Taking in the full picture
Although structural biomarker changes often indicate glaucomatous developments, it’s crucial to confirm that any observed changes result from glaucoma. Dr. McCann illustrates this through his case study of an 83-year-old patient who had previously been managed for glaucoma for several years. Upon examining the patient’s structural biomarkers in ZEISS Glaucoma Workspace, Dr. McCann noticed several discrepancies. While the progression maps of the patient’s GCL-IPL analysis showed visible progression in both eyes, the progression maps for RNFL did not. “Something wasn’t adding up,” he said. “When this happens, it’s important to make sure that you consider a patient’s results within the context of the entire eye and that you’re not focusing solely on glaucoma when considering any change potentially indicative of the disease.”
By expanding his focus to include the patient’s retinal imaging, it became clear that there had been significant changes in the macula over time. Further analysis using OCT and infrared imaging confirmed the presence of substantial geographic atrophy, which aligned with the changes in the GCL-IPL highlighted on the progression maps. “Look at your dilated fundus exam, alongside your retinal imaging, OCT, and visual field tests to ensure things match up and make sense,” Dr.

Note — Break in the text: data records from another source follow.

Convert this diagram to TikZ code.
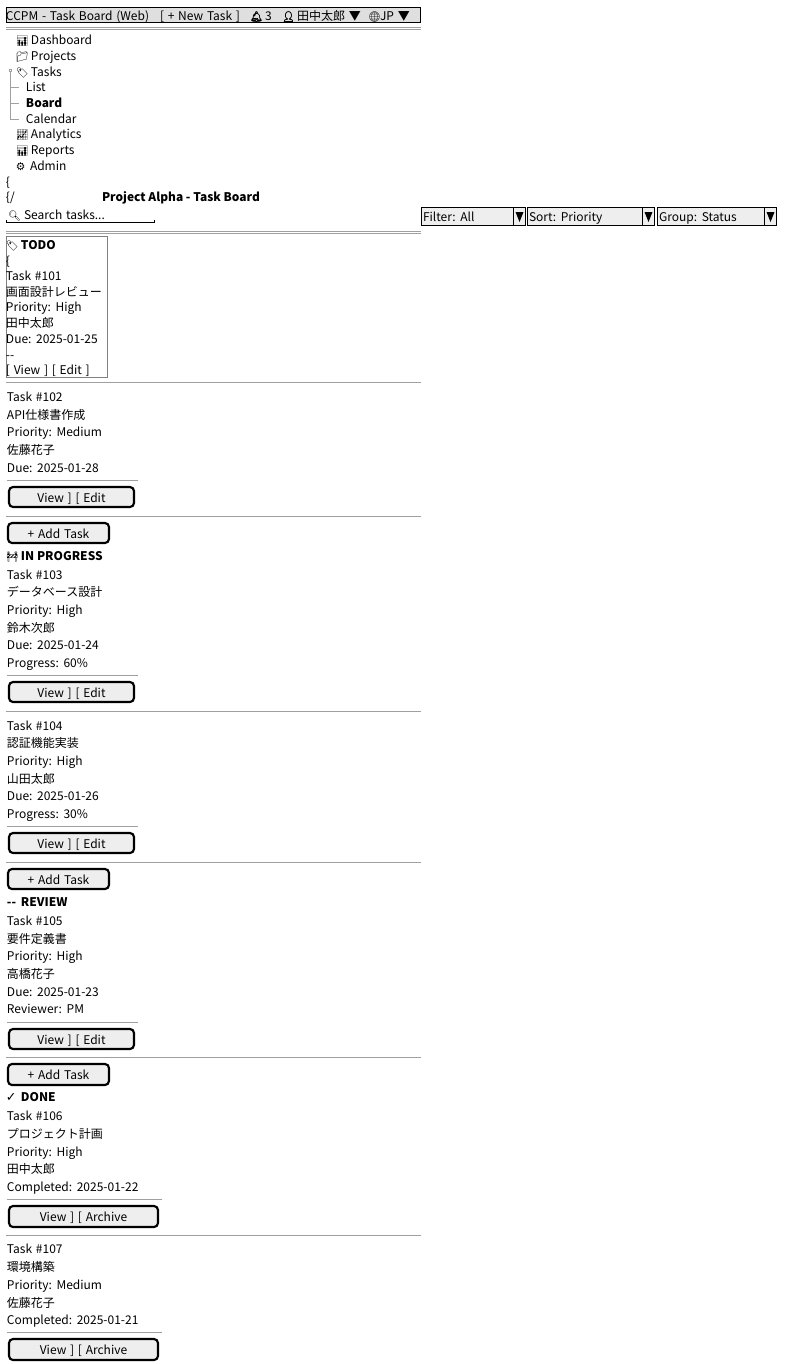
\documentclass[tikz,border=0pt]{standalone}
\usepackage{fontspec}
\setmainfont[WordSpace=1.4,BoldFeatures={WordSpace=1}]{Noto Sans CJK JP}
\newfontfamily\emo{Noto Emoji}
\newfontfamily\emob[FakeBold=2.5]{Noto Emoji}
\newfontfamily\djv{DejaVu Sans}
\definecolor{panel}{HTML}{EEEEEE}
\definecolor{barfill}{HTML}{DFDFDF}
\definecolor{rule}{HTML}{A0A0A0}
\tikzset{
 x=0.75pt,y=-0.75pt,
 txt/.style={anchor=base west,inner sep=0pt,outer sep=0pt,font=\fontsize{9pt}{11pt}\selectfont,text=black},
 boldtxt/.style={txt,font=\fontsize{8.95pt}{11pt}\selectfont\bfseries},
 ico/.style={anchor=base west,inner sep=0pt,outer sep=0pt,font=\fontsize{7.6pt}{10pt}\emo},
 icob/.style={ico,font=\fontsize{7.6pt}{10pt}\emob},
 ctr/.style={anchor=base,inner sep=0pt,outer sep=0pt,font=\fontsize{9pt}{11pt}\selectfont,text=black},
 sep/.style={draw=rule,line width=0.75pt},
 hair/.style={draw=rule,line width=0.75pt},
 btn/.style={draw=black,fill=panel,line width=1.6pt,rounded corners=3pt},
 sel/.style={draw=black,fill=panel,line width=0.75pt},
 topbar/.style={draw=black,fill=barfill,line width=1pt},
 arr/.style={fill=black,draw=none},
 tree/.style={draw=rule,line width=0.6pt},
}
\begin{document}
\begin{tikzpicture}
\useasboundingbox (0,0) rectangle (790,1364);
% top bar
\draw[topbar] (6.5,7.5) rectangle (420.5,22.5);
\node[txt] (title) at (6,20) {CCPM - Task Board (Web)};
\node[txt] (newtask) at (160,20) {[ + New Task ]};
\node[icob] (bell) at (250,20) {🔔};
\node[txt] (bellnum) at (265,20) {3};
\node[icob] (user) at (282,20) {👤};
\node[txt] (uname) at (297,20) {田中太郎 ▼};
\node[ico] (globe) at (368,20) {🌐};
\node[txt] (lang) at (380,20) {JP ▼};
\coordinate (r1a) at (6,27.5); \coordinate (r1b) at (421,27.5);
\coordinate (r2a) at (6,29.5); \coordinate (r2b) at (421,29.5);
\draw[sep] (r1a) -- (r1b); \draw[sep] (r2a) -- (r2b);
% nav
\node[ico] (i1) at (16,44) {📊}; \node[txt] (n1) at (31,44) {Dashboard};
\node[ico] (i2) at (16,60) {📁}; \node[txt] (n2) at (31,60) {Projects};
\node[ico] (i3) at (16,76) {🏷}; \node[txt] (n3) at (31,76) {Tasks};
\node[txt] (n4) at (26,91) {List};
\node[boldtxt] (n5) at (26,107) {Board};
\node[txt] (n6) at (26,123) {Calendar};
\node[ico] (i7) at (16,138) {📈}; \node[txt] (n7) at (31,138) {Analytics};
\node[ico] (i8) at (16,154) {📊}; \node[txt] (n8) at (31,154) {Reports};
\node[ico,font=\fontsize{8pt}{10pt}\djv] (i9) at (16,170) {⚙}; \node[txt] (n9) at (30,170) {Admin};
\coordinate (t0) at (10.5,72); \coordinate (t1) at (10.5,119.5);
\coordinate (t2) at (19,87.5); \coordinate (t3) at (10.5,87.5);
\coordinate (t4) at (19,103.5); \coordinate (t5) at (10.5,103.5);
\coordinate (t6) at (19,119.5);
\draw[tree] (t0) -- (t1) -- (t6); \draw[tree] (t3) -- (t2); \draw[tree] (t5) -- (t4);
\draw[tree,fill=white] (9.3,69.3) rectangle (11.7,71.7);
\node[txt] (b1) at (6,186) {\{};
\node[txt] (b2) at (6,201) {\{/};
\node[boldtxt] (ptitle) at (102,201) {Project Alpha - Task Board};
% search
\node[ico] (si) at (8,219) {🔍};
\node[txt] (search) at (24,219) {Search tasks...};
\draw[black,line width=0.75pt] (6.5,220) -- (6.5,222.5) -- (154.5,222.5) -- (154.5,220);
% selects
\foreach \a/\b/\t in {421.5/525.5/Filter: All,527.5/654.5/Sort: Priority,657.5/776.5/Group: Status}{
 \draw[sel] (\a,207.5) rectangle (\b,225.5);
 \draw[black,line width=0.75pt] ({\b-12},207.5) -- ({\b-12},225.5);
 \fill[arr] ({\b-10},212) -- ({\b-2},212) -- ({\b-6},222) -- cycle;
 \node[txt] at ({\a+1.5},221) {\t};
}
\draw[sep] (6,231.5) -- (421,231.5); \draw[sep] (6,233.5) -- (421,233.5);
% TODO
\draw[draw=gray,line width=0.75pt] (6.5,236.5) rectangle (107.5,377.5);
\node[ico] (ti) at (6,249) {🏷}; \node[boldtxt] (todo) at (21,249) {TODO};
\node[txt] (br) at (6,265) {\{};
\node[txt] (t101) at (6,280) {Task \#101};
\node[txt] at (6,296) {画面設計レビュー};
\node[txt] at (6,311) {Priority: High};
\node[txt] at (6,327) {田中太郎};
\node[txt] at (6,343) {Due: 2025-01-25};
\node[txt] at (6,359) {{-}{-}};
\node[txt] at (6,374) {[ View ] [ Edit ]};
\draw[sep] (6,382.5) -- (421,382.5);
% 102
\node[txt] (t102) at (7,401) {Task \#102};
\node[txt] at (7,419) {API仕様書作成};
\node[txt] at (7,436) {Priority: Medium};
\node[txt] at (7,454) {佐藤花子};
\node[txt] at (7,472) {Due: 2025-01-28};
\draw[hair] (7,480.5) -- (138,480.5);
\draw[btn] (9,487) rectangle (134,507);
\node[ctr] at (71.5,502) {View ] [ Edit};
\draw[sep] (6,516.5) -- (421,516.5);
\draw[btn] (8,523) rectangle (109,543);
\node[ctr] at (58.5,538) {+ Add Task};
% in progress
\node[ico] (pi) at (6,560) {🚧}; \node[boldtxt] (prog) at (21,560) {IN PROGRESS};
\node[txt] (t103) at (7,579) {Task \#103};
\node[txt] at (7,596) {データベース設計};
\node[txt] at (7,614) {Priority: High};
\node[txt] at (7,632) {鈴木次郎};
\node[txt] at (7,649) {Due: 2025-01-24};
\node[txt] at (7,667) {Progress: 60\%};
\draw[hair] (7,675.5) -- (138,675.5);
\draw[btn] (9,682) rectangle (134,702);
\node[ctr] at (71.5,697) {View ] [ Edit};
\draw[sep] (6,711.5) -- (421,711.5);
\node[txt] (t104) at (7,730) {Task \#104};
\node[txt] at (7,747) {認証機能実装};
\node[txt] at (7,765) {Priority: High};
\node[txt] at (7,783) {山田太郎};
\node[txt] at (7,800) {Due: 2025-01-26};
\node[txt] at (7,818) {Progress: 30\%};
\draw[hair] (7,826.5) -- (138,826.5);
\draw[btn] (9,833) rectangle (134,853);
\node[ctr] at (71.5,848) {View ] [ Edit};
\draw[sep] (6,862.5) -- (421,862.5);
\draw[btn] (8,869) rectangle (109,889);
\node[ctr] at (58.5,884) {+ Add Task};
% review
\node[boldtxt] (ri) at (7,906) {{-}{-}}; \node[boldtxt] (rev) at (21,906) {REVIEW};
\node[txt] (t105) at (7,925) {Task \#105};
\node[txt] at (7,943) {要件定義書};
\node[txt] at (7,960) {Priority: High};
\node[txt] at (7,978) {高橋花子};
\node[txt] at (7,996) {Due: 2025-01-23};
\node[txt] at (7,1013) {Reviewer: PM};
\draw[hair] (7,1022.5) -- (138,1022.5);
\draw[btn] (9,1029) rectangle (134,1049);
\node[ctr] at (71.5,1044) {View ] [ Edit};
\draw[sep] (6,1057.5) -- (421,1057.5);
\draw[btn] (8,1064) rectangle (109,1085);
\node[ctr] at (58.5,1079) {+ Add Task};
% done
\node[ico,font=\fontsize{9.5pt}{10pt}\djv] (di) at (6,1101) {✓}; \node[boldtxt] (done) at (21,1101) {DONE};
\node[txt] (t106) at (7,1120) {Task \#106};
\node[txt] at (7,1138) {プロジェクト計画};
\node[txt] at (7,1156) {Priority: High};
\node[txt] at (7,1173) {田中太郎};
\node[txt] at (7,1191) {Completed: 2025-01-22};
\draw[hair] (7,1199.5) -- (162,1199.5);
\draw[btn] (9,1206) rectangle (158,1227);
\node[ctr] at (83.5,1221) {View ] [ Archive};
\draw[sep] (6,1235.5) -- (421,1235.5);
\node[txt] (t107) at (7,1253) {Task \#107};
\node[txt] at (7,1271) {環境構築};
\node[txt] at (7,1289) {Priority: Medium};
\node[txt] at (7,1307) {佐藤花子};
\node[txt] at (7,1324) {Completed: 2025-01-21};
\draw[hair] (7,1332.5) -- (162,1332.5);
\draw[btn] (9,1339) rectangle (158,1360);
\node[ctr] at (83.5,1354) {View ] [ Archive};
\end{tikzpicture}
\end{document}
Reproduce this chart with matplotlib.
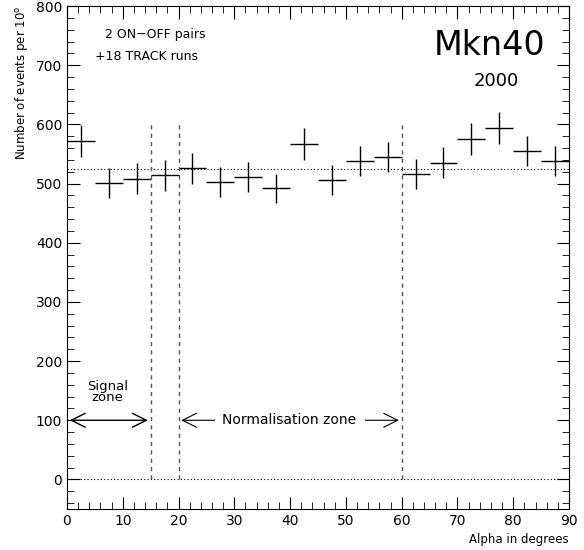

Wesdon says. “It’s important to watch for ancillary diseases occurring at the same time, that may not be related to glaucoma, but could still be creating changes in your GPA and the biomarkers that you're utilizing to analyze glaucoma.”
Management of glaucoma is a practice that requires patience, and one in which clinicians typically have ample time to determine if
progressive pathology is occurring. Dr. Wesdon encourages clinicians to use this time to collect all the necessary information before moving forward. “I think it's important not to jump too fast on things, because there are many factors to consider,” he says. “We need to know exactly what we’re looking at and how everything adds up. Once you’ve asked yourself all the necessary questions and determined the answers, you’ll have enough to move forward in making a clinical decision. I educate my patients that if things aren’t progressing, then they’re okay, and I can follow them closely so that we can make a good clinical decision.”